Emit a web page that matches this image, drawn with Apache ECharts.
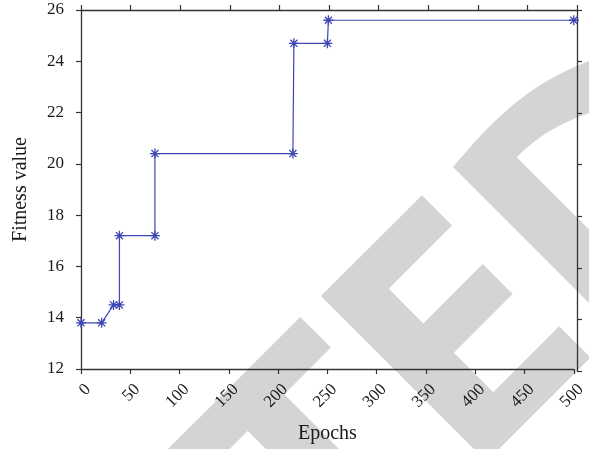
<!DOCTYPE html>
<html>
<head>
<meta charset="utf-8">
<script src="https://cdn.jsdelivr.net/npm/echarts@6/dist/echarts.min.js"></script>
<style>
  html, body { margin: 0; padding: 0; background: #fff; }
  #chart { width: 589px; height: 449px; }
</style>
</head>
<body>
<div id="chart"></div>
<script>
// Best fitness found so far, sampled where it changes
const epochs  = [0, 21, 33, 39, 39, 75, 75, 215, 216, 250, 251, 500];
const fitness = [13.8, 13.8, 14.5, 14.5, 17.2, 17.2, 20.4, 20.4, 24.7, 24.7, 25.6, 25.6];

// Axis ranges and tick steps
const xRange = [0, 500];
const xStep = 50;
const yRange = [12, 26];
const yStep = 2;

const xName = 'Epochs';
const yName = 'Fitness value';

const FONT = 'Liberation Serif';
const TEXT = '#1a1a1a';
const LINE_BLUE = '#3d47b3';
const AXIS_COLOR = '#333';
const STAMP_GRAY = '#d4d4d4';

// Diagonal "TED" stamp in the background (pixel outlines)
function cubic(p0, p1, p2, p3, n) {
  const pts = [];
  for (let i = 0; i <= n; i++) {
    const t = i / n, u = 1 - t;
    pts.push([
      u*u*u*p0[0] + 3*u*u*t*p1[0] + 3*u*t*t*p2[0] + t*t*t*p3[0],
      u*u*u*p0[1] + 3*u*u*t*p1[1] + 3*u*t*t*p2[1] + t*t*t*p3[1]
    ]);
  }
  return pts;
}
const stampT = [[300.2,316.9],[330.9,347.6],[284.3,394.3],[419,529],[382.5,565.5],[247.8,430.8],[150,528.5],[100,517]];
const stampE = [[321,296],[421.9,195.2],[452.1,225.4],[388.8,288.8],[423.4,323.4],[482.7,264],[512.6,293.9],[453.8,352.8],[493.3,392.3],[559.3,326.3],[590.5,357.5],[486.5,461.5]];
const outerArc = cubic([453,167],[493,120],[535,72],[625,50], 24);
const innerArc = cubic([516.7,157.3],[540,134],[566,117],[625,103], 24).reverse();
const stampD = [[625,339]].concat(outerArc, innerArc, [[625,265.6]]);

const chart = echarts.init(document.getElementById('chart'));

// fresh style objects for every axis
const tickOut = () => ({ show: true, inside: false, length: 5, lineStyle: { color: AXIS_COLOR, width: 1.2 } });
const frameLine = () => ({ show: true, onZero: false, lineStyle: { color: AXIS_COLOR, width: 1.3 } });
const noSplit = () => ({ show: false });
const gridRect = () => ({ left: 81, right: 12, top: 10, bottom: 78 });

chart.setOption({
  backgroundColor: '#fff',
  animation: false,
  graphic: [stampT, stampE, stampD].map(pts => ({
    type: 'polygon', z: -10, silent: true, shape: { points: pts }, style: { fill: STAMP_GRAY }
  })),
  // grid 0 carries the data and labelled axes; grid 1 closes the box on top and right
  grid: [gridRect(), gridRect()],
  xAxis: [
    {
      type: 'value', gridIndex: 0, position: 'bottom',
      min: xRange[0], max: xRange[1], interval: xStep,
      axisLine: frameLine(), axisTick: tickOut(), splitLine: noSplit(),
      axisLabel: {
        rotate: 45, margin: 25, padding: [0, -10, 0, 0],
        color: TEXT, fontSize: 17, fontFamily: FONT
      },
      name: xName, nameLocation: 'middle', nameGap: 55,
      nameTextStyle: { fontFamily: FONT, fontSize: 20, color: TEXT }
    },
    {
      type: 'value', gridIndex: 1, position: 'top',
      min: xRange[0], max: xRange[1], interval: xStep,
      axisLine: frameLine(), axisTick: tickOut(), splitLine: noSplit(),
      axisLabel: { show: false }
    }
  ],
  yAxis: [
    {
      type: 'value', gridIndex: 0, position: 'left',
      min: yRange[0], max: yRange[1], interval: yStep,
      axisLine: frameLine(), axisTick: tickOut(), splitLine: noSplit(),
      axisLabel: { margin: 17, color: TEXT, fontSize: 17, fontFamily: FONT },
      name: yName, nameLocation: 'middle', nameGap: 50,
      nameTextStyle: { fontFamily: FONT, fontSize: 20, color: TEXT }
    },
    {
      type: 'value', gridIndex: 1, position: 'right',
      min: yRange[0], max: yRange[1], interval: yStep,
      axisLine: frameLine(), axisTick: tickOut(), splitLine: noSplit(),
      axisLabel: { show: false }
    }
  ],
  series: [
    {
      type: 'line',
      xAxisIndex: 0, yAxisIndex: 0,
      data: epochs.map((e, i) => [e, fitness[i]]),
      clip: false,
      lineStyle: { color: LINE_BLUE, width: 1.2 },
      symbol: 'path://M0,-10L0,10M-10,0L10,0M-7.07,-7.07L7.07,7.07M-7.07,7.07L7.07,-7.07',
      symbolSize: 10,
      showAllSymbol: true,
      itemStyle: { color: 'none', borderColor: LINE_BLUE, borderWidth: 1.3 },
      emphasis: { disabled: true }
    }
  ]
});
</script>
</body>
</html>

● ● ● ● ●

Look at the listing and set down only the lines from its start through the line with "const STAMP_GRAY = '#d4d4d4';", word for word and without pictures.

Emit a web page that matches this image, drawn with Apache ECharts.
<!DOCTYPE html>
<html>
<head>
<meta charset="utf-8">
<script src="https://cdn.jsdelivr.net/npm/echarts@6/dist/echarts.min.js"></script>
<style>
  html, body { margin: 0; padding: 0; background: #fff; }
  #chart { width: 589px; height: 449px; }
</style>
</head>
<body>
<div id="chart"></div>
<script>
// Best fitness found so far, sampled where it changes
const epochs  = [0, 21, 33, 39, 39, 75, 75, 215, 216, 250, 251, 500];
const fitness = [13.8, 13.8, 14.5, 14.5, 17.2, 17.2, 20.4, 20.4, 24.7, 24.7, 25.6, 25.6];

// Axis ranges and tick steps
const xRange = [0, 500];
const xStep = 50;
const yRange = [12, 26];
const yStep = 2;

const xName = 'Epochs';
const yName = 'Fitness value';

const FONT = 'Liberation Serif';
const TEXT = '#1a1a1a';
const LINE_BLUE = '#3d47b3';
const AXIS_COLOR = '#333';
const STAMP_GRAY = '#d4d4d4';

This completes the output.